● **EXERCISE DETAILS**
Set all the material down again unchanged, without the pictures.

[BEGIN DATA SEGMENT]

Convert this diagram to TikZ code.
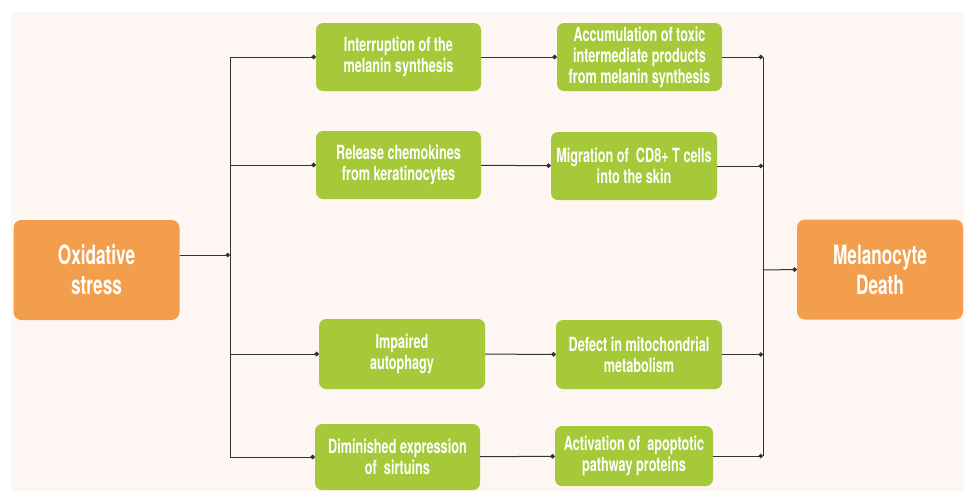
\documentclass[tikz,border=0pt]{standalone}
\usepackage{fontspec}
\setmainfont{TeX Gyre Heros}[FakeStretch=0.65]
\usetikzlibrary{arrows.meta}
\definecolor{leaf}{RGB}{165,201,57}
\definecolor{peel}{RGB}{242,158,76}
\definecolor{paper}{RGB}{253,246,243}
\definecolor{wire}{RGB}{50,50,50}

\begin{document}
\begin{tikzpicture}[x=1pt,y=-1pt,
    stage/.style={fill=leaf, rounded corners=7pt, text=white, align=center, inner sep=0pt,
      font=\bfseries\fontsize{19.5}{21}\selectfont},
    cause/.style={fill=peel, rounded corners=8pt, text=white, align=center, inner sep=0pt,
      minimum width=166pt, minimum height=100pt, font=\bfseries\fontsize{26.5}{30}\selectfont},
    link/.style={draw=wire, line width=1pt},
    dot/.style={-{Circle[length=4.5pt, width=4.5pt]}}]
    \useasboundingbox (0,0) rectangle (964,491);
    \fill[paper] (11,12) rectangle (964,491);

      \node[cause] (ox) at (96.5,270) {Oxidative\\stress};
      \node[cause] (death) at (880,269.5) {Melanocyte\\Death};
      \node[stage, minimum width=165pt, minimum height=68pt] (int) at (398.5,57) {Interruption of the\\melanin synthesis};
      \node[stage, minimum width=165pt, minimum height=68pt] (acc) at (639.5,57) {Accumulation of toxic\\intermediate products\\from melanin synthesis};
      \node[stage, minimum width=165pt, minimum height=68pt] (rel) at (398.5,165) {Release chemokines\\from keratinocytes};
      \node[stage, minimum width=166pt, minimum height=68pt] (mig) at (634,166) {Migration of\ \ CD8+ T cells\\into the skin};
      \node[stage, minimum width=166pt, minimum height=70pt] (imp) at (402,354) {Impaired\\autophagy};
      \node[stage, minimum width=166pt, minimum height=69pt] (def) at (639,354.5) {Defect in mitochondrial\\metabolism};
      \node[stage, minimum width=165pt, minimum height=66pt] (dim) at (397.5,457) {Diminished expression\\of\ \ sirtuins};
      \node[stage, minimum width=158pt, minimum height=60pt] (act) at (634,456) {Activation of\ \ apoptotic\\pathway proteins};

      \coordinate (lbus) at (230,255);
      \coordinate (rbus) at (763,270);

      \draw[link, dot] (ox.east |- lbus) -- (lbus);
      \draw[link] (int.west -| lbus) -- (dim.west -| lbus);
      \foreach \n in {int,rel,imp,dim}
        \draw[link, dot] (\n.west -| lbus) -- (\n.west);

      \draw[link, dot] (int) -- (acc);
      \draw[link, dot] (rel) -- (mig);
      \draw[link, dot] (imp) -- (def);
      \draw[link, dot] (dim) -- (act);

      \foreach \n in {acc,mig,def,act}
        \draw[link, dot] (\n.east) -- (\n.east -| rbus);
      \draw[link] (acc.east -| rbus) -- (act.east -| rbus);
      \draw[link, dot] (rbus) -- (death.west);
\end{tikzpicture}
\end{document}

[END DATA SEGMENT]

● **RESPONSE**
Convert this diagram to TikZ code.
\documentclass[tikz,border=0pt]{standalone}
\usepackage{fontspec}
\setmainfont{TeX Gyre Heros}[FakeStretch=0.65]
\usetikzlibrary{arrows.meta}
\definecolor{leaf}{RGB}{165,201,57}
\definecolor{peel}{RGB}{242,158,76}
\definecolor{paper}{RGB}{253,246,243}
\definecolor{wire}{RGB}{50,50,50}

\begin{document}
\begin{tikzpicture}[x=1pt,y=-1pt,
    stage/.style={fill=leaf, rounded corners=7pt, text=white, align=center, inner sep=0pt,
      font=\bfseries\fontsize{19.5}{21}\selectfont},
    cause/.style={fill=peel, rounded corners=8pt, text=white, align=center, inner sep=0pt,
      minimum width=166pt, minimum height=100pt, font=\bfseries\fontsize{26.5}{30}\selectfont},
    link/.style={draw=wire, line width=1pt},
    dot/.style={-{Circle[length=4.5pt, width=4.5pt]}}]
    \useasboundingbox (0,0) rectangle (964,491);
    \fill[paper] (11,12) rectangle (964,491);

      \node[cause] (ox) at (96.5,270) {Oxidative\\stress};
      \node[cause] (death) at (880,269.5) {Melanocyte\\Death};
      \node[stage, minimum width=165pt, minimum height=68pt] (int) at (398.5,57) {Interruption of the\\melanin synthesis};
      \node[stage, minimum width=165pt, minimum height=68pt] (acc) at (639.5,57) {Accumulation of toxic\\intermediate products\\from melanin synthesis};
      \node[stage, minimum width=165pt, minimum height=68pt] (rel) at (398.5,165) {Release chemokines\\from keratinocytes};
      \node[stage, minimum width=166pt, minimum height=68pt] (mig) at (634,166) {Migration of\ \ CD8+ T cells\\into the skin};
      \node[stage, minimum width=166pt, minimum height=70pt] (imp) at (402,354) {Impaired\\autophagy};
      \node[stage, minimum width=166pt, minimum height=69pt] (def) at (639,354.5) {Defect in mitochondrial\\metabolism};
      \node[stage, minimum width=165pt, minimum height=66pt] (dim) at (397.5,457) {Diminished expression\\of\ \ sirtuins};
      \node[stage, minimum width=158pt, minimum height=60pt] (act) at (634,456) {Activation of\ \ apoptotic\\pathway proteins};

      \coordinate (lbus) at (230,255);
      \coordinate (rbus) at (763,270);

      \draw[link, dot] (ox.east |- lbus) -- (lbus);
      \draw[link] (int.west -| lbus) -- (dim.west -| lbus);
      \foreach \n in {int,rel,imp,dim}
        \draw[link, dot] (\n.west -| lbus) -- (\n.west);

      \draw[link, dot] (int) -- (acc);
      \draw[link, dot] (rel) -- (mig);
      \draw[link, dot] (imp) -- (def);
      \draw[link, dot] (dim) -- (act);

      \foreach \n in {acc,mig,def,act}
        \draw[link, dot] (\n.east) -- (\n.east -| rbus);
      \draw[link] (acc.east -| rbus) -- (act.east -| rbus);
      \draw[link, dot] (rbus) -- (death.west);
\end{tikzpicture}
\end{document}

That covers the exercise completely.